One other thing to consider is the fact that a vast majority of people have ~0% chance of transmitting to one another. It’s very common to “threshold” a graph. Here, we could threshold our probabilities at 0.01. If the probability between two people is <0.01, we round it down to 0 and do not draw an edge between the nodes.
Network visualization
If you’re familiar with this stuff, all I’ve said so far is:
Imagine you have an adjacency matrix representing a graph of all Americans.
If you’re not familiar with this stuff, the above sentence likely doesn’t mean much. A graph is the mathematical term for the concept we’re building. Graphs are also interchangeably known as networks. Networks are often visualized as collections of circles and lines:
Or maybe like this:
In these images, each of the circles is called a “node”. Generally, nodes in a graph represent nouns (in our example, people). Similarly, each of the lines between the nodes is called an “edge” and represents a relationship between the nodes (in our example, likelihood of transmission).
Note: The location of nodes in a network visualization may or may not convey any information. Sometimes they’re placed at random, and sometimes the closer two nodes are to each other the stronger their relationship is. It depends on the visualization method. For the purposes of our example, it’s important to clarify that a visualization of nodes representing people would have no direct relationship to the geographic location of those people.

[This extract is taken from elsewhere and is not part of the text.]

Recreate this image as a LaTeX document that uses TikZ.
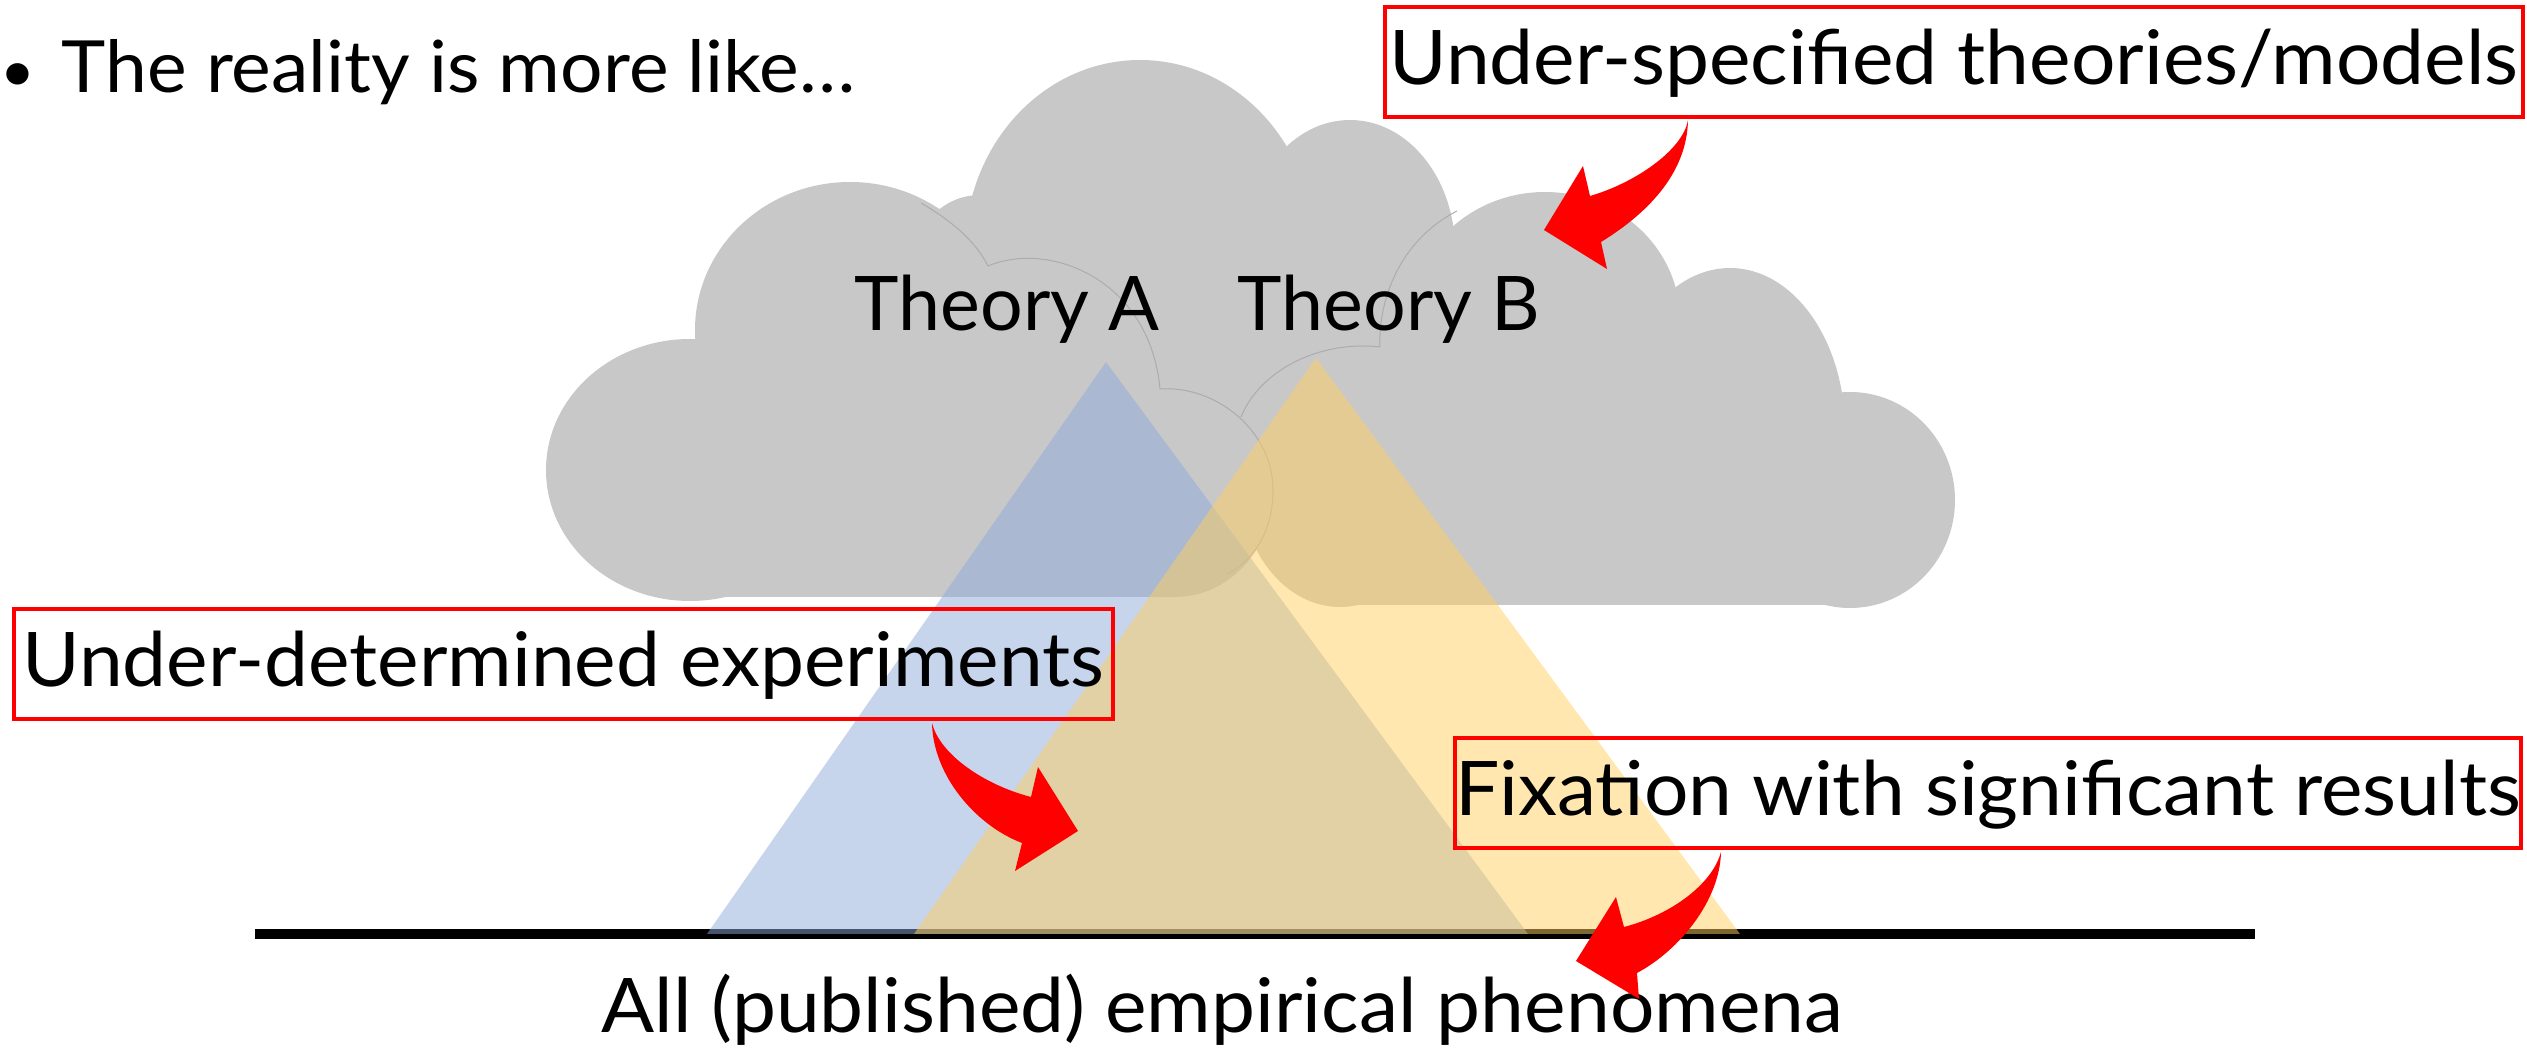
\documentclass[tikz,border=0pt]{standalone}
\usepackage{fontspec}
\setmainfont{Lato}[FakeStretch=1.042]
\newfontfamily\plainlato{Lato}
\definecolor{cloudgray}{RGB}{200,200,200}
\definecolor{cloudline}{RGB}{172,172,172}
\definecolor{triblue}{RGB}{141,169,218}
\definecolor{triyellow}{RGB}{255,207,95}
\tikzset{
  lbl/.style={inner sep=0pt, font=\fontsize{22.6pt}{27pt}\selectfont},
  theorylbl/.style={inner sep=0pt, font=\plainlato\fontsize{22.6pt}{27pt}\selectfont},
  redbox/.style={draw=red, line width=1.2pt, inner sep=0pt, text height=16.5pt, text depth=2.7pt, minimum height=33pt, font=\fontsize{22.6pt}{27pt}\selectfont},
  cloudfill/.style={fill=cloudgray},
  cloudedge/.style={draw=cloudline, line width=0.3pt},
  curvedarrow/.style={fill=red},
  baseline rule/.style={line width=3pt, draw=black},
}
\begin{document}
\begin{tikzpicture}[x=0.3pt,y=-0.3pt]
\useasboundingbox (0,0) rectangle (2527,1054);
% cloud
\fill[cloudfill] (690,470) ellipse [x radius=144, y radius=131];
\fill[cloudfill] (850,330) ellipse [x radius=155, y radius=148];
\fill[cloudfill] (980,260) ellipse [x radius=65, y radius=65];
\fill[cloudfill] (1140,250) ellipse [x radius=175, y radius=190];
\fill[cloudfill] (1350,250) ellipse [x radius=105, y radius=130];
\fill[cloudfill] (1545,320) ellipse [x radius=135, y radius=128];
\fill[cloudfill] (1730,430) ellipse [x radius=115, y radius=162];
\fill[cloudfill] (1850,500) ellipse [x radius=105, y radius=108];
\fill[cloudfill] (1340,480) ellipse [x radius=100, y radius=127];
\fill[cloudfill] (1175,490) ellipse [x radius=98, y radius=107];
\fill[cloudfill] (690,470) -- (850,330) -- (980,260) -- (1140,250) -- (1350,250) -- (1545,320) -- (1730,430) -- (1850,500) -- (1850,605) -- (1340,605) -- (1340,480) -- (1175,490) -- (1175,597) -- (690,597) -- cycle;
% faint inner cloud arcs
\draw[cloudedge] (921,203) .. controls (950,220) and (975,240) .. (988,266);
\draw[cloudedge] (988,266) .. controls (1050,240) and (1150,280) .. (1160,389);
\draw[cloudedge] (1160,389) .. controls (1215,385) and (1273,430) .. (1273,490) .. controls (1273,530) and (1255,560) .. (1227,574);
\draw[cloudedge] (1241,417) .. controls (1260,370) and (1320,340) .. (1380,347);
\draw[cloudedge] (1380,347) .. controls (1378,300) and (1400,240) .. (1457,211);
% baseline
\coordinate (baseL) at (255,934);
\coordinate (baseR) at (2255,934);
\draw[baseline rule] (baseL) -- (baseR);
% triangles
\fill[triblue, fill opacity=0.5] (707,934) -- (1106,362) -- (1528,934) -- cycle;
\fill[triyellow, fill opacity=0.5] (914,934) -- (1316,358) -- (1740,934) -- cycle;
% texts
\node[lbl, anchor=base west, font=\fontsize{21.6pt}{26pt}\selectfont] (intro) at (0,93) {\makebox[18.3pt][l]{\raisebox{0.5pt}{\scalebox{0.8}{•}}}The reality is more like…};
\node[theorylbl, anchor=base west] (thA) at (854,331) {Theory A};
\node[theorylbl, anchor=base west] (thB) at (1237,331) {Theory B};
\node[lbl, anchor=base west] (allph) at (601,1033) {All (published) empirical phenomena};
% boxes
\node[redbox, minimum width=341.4pt] (spec) at (1954,62) {Under-specified theories/models};
\node[redbox, minimum width=329.7pt] (exper) at (563.5,664) {Under-determined experiments};
\node[redbox, minimum width=319.2pt] (fix) at (1988,793) {Fixation with significant results};
% curved arrows
\fill[curvedarrow] (1688,120) .. controls (1687,175) and (1645,215) .. (1601,242) -- (1607,269) -- (1544,230) -- (1583,166) -- (1590,196) .. controls (1635,183) and (1683,150) .. (1688,120) -- cycle;
\fill[curvedarrow] (932,723) .. controls (933,775) and (975,825) .. (1022,843) -- (1015,871) -- (1078,831) -- (1038,767) -- (1031,797) .. controls (985,785) and (940,755) .. (932,723) -- cycle;
\fill[curvedarrow] (1721,852) .. controls (1720,900) and (1680,950) .. (1637,973) -- (1639,999) -- (1576,961) -- (1616,897) -- (1624,927) .. controls (1670,915) and (1712,885) .. (1721,852) -- cycle;
\end{tikzpicture}
\end{document}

We have a graph. Now what?
Going back to our hypothetical task, we want to hire Liaisons where:
Each of these Liaisons will represent a group of Americans who are likely to transmit coronavirus to one another.

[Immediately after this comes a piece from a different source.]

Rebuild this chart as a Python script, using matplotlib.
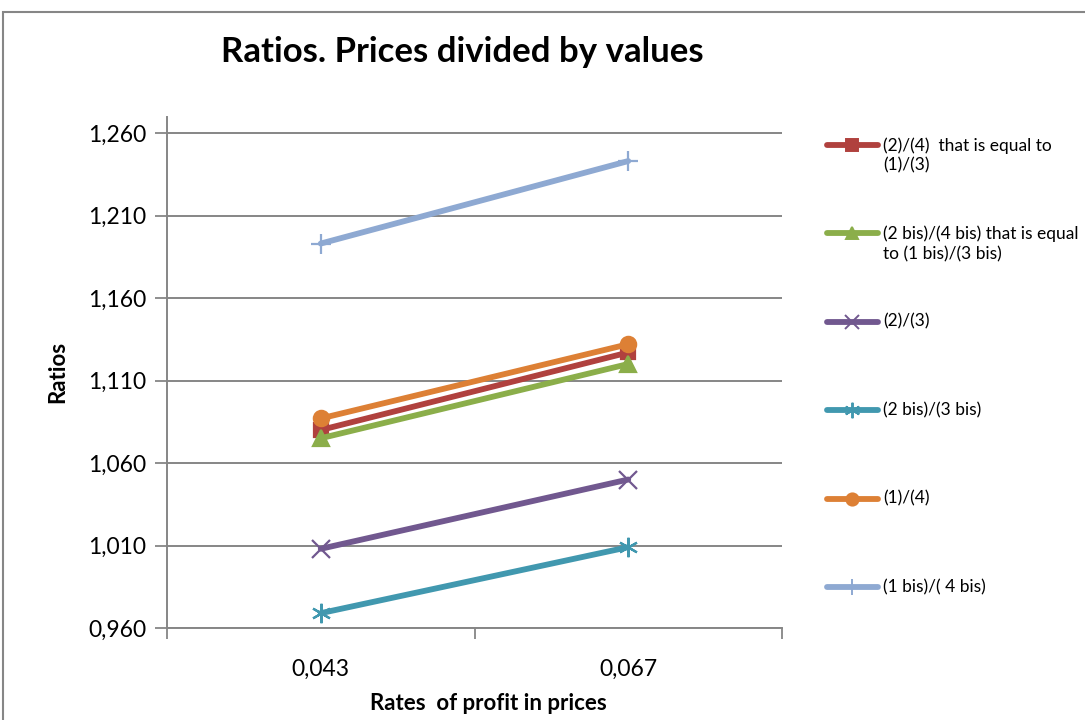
import matplotlib
matplotlib.use('Agg')
import matplotlib.pyplot as plt
from matplotlib.lines import Line2D
from matplotlib.patches import Rectangle
from matplotlib.ticker import FuncFormatter

plt.rcParams['font.family'] = ['Lato', 'DejaVu Sans']

# data
rates = ['0,043', '0,067']
labels = ['(2)/(4)  that is equal to\n(1)/(3)',
          '(2 bis)/(4 bis) that is equal\nto (1 bis)/(3 bis)',
          '(2)/(3)',
          '(2 bis)/(3 bis)',
          '(1)/(4)',
          '(1 bis)/( 4 bis)']
r_2_4 = [1.080, 1.127]
r_2b_4b = [1.075, 1.120]
r_2_3 = [1.008, 1.050]
r_2b_3b = [0.969, 1.009]
r_1_4 = [1.087, 1.132]
r_1b_4b = [1.193, 1.243]
yticks = [0.960, 1.010, 1.060, 1.110, 1.160, 1.210, 1.260]

series = [r_2_4, r_2b_4b, r_2_3, r_2b_3b, r_1_4, r_1b_4b]
colors = ['#B0413E', '#8BAE4A', '#71588F', '#4198AF', '#DD8035', '#8EA9D2']
markers = ['s', '^', 'x', (6, 2, 0), 'o', '+']
msizes = [10, 11, 13, 14, 11, 15]
grid_col = '#868686'

fig = plt.figure(figsize=(10.85, 7.2), dpi=100)
ax = fig.add_axes([167 / 1085, 92 / 720, 615 / 1085, 511 / 720])

xs = list(range(len(rates)))
for vals, c, m, ms in zip(series, colors, markers, msizes):
    ax.plot(xs, vals, color=c, lw=4.2, marker=m, ms=ms, mew=1.6,
            solid_capstyle='round', zorder=3)

ax.set_xlim(-0.5, 1.5)
ax.set_ylim(0.960, 1.2697)
ax.set_yticks(yticks)
ax.yaxis.set_major_formatter(FuncFormatter(lambda v, p: f'{v:.3f}'.replace('.', ',')))
ax.set_xticks(xs)
ax.set_xticklabels(rates)
ax.set_xticks([-0.5, 0.5, 1.5], minor=True)
ax.tick_params(axis='x', which='major', length=0, labelsize=16.5, pad=22)
ax.tick_params(axis='x', which='minor', length=8, width=1.3, color=grid_col, direction='out')
ax.tick_params(axis='y', length=9, width=1.3, color=grid_col, labelsize=16.5, pad=6)
ax.grid(axis='y', color=grid_col, lw=1.4)
ax.set_axisbelow(True)
for s in ['top', 'right']:
    ax.spines[s].set_visible(False)
for s in ['left', 'bottom']:
    ax.spines[s].set_color(grid_col)
    ax.spines[s].set_linewidth(1.4)

fig.text(462 / 1085, 1 - 52 / 720, 'Ratios. Prices divided by values',
         ha='center', va='center', fontsize=25, fontweight='bold')
fig.text(58 / 1085, 1 - 372 / 720, 'Ratios', rotation=90, ha='center', va='center',
         fontsize=16, fontweight='bold')
fig.text(488 / 1085, 1 - 703 / 720, 'Rates  of profit in prices', ha='center', va='center',
         fontsize=16, fontweight='bold')

# legend drawn by hand so the rows sit evenly like the original
for i, (lab, c, m, ms) in enumerate(zip(labels, colors, markers, msizes)):
    y = 1 - (145 + i * 88.4) / 720
    fig.add_artist(Line2D([827 / 1085, 878 / 1085], [y, y], transform=fig.transFigure,
                          color=c, lw=4.2, solid_capstyle='round'))
    fig.add_artist(Line2D([852 / 1085], [y], transform=fig.transFigure, color=c,
                          marker=m, ms=ms * 0.8, mew=1.4, lw=0))
    fig.text(883 / 1085, y + 8 / 720, lab, ha='left', va='top', fontsize=12.5,
             linespacing=1.3)

fig.add_artist(Rectangle((3 / 1085, -0.1), 1.2, 1.1 - 12 / 720, transform=fig.transFigure,
                         fill=False, edgecolor=grid_col, lw=1.5))

fig.savefig('out.png', dpi=100)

Now that we have a graph we need to find our groups, or communities, of people who are likely to transmit to each other and therefore should be represented together by a single Liaison. How do we do this?
Looking back at the second example graph, it might be tempting to say, “Let’s visualize the graph so that the more likely two people are to transmit the closer they are in the image.” Then, we can just draw circles around our communities.
At first glance, this isn’t a terrible idea…at least until you realize that:
- You need to visualize 300M nodes, not a few thousand like the example.
- You’d need a way to draw the 10,000-100,000 circles.
- Most importantly, even the algorithms that render the visualization where visual distance is representative of relationship distance are estimates and often suboptimal.
“thank you louvain for your algorithm”
Finally, this is where Louvain comes in. The Louvain algorithm will take your “giant Excel spreadsheet” and describe the communities within that data so that we can find groups of virus transmitters.
How exactly Louvain works will be left to Part II. Most importantly, we now have a framework for when and why we would use the algorithm in the first place and the type of data on which it might be useful.
Check out Part II to keep going!
(Closing fun fact: Louvain is named after the University of Louvain, not a person.)